About one billion text messages were sent across the Vodafone network in Europe in March, and data now accounted for six percent of group revenues.

Gent said Vodafone expected to pay more for its German 3G licence than its UK one because of the greater population. The group would raise more money for licence fees by floating two fixed-line businesses acquired with Mannesmann.

It planned an inital public offering in Infostrada of Italy in September or October, and of Arcor of Germany a couple of months later. About 20 percent of Arcor will be listed on the Frankfurt exchange, he said, with a larger slice of Infostrada floating in Milan.

U.S. VENTURE FLOAT

Further funds would come from the sale of a stake in Cegetel of France and the disposal announced on Tuesday of Mannesmann's tube business. It will also float its U.S. mobile joint venture Verizon, probably in 2000, to finance that company's licence bids.

Gent declined to say whether Vodafone planned further acquisitions, but said he wanted to expand in Asia, Latin America and the Middle East.

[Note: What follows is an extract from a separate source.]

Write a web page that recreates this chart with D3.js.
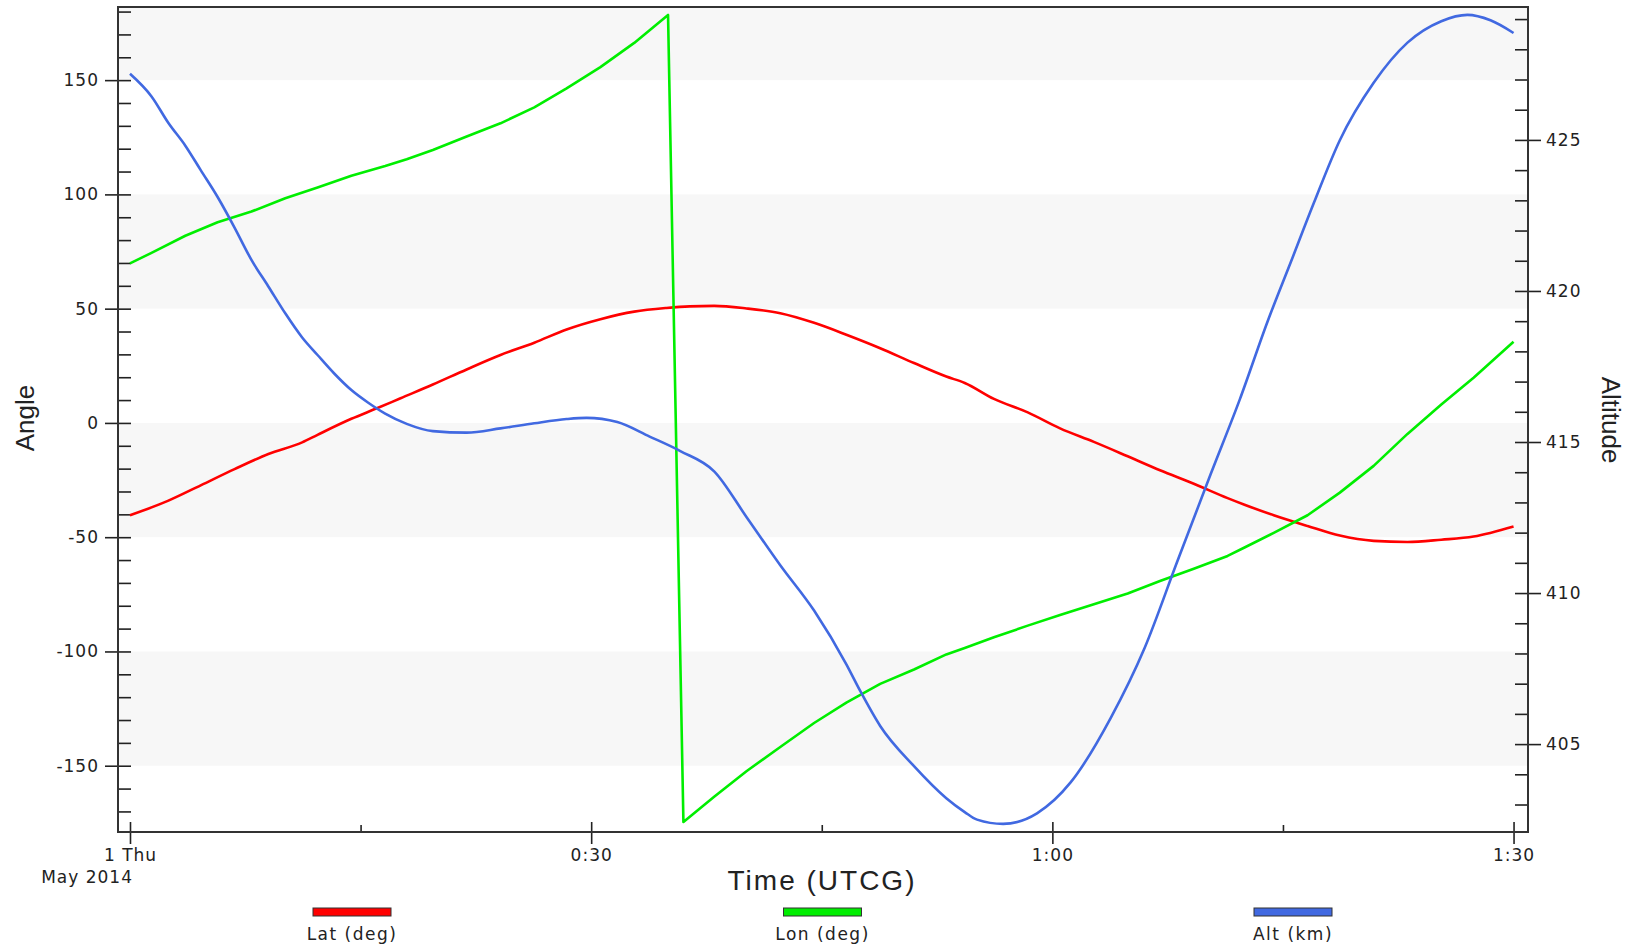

The Vodafone boss threatened to move the company's headquarters from Britain if talks with the government over tax proposals failed. Vodafone was pushing the government to amend measures aimed at preventing tax avoidance but which Gent said could lead to double taxation.

The company expected to resolve the dispute, but would consider moving overseas ``if all else fails''. A newspaper report on Sunday said the company was considering a move to Ireland.

Vodafone said it had 39.1 million customers at the end of March, 54 percent more than a year earlier. It declared a dividend of 1.335 pence per share.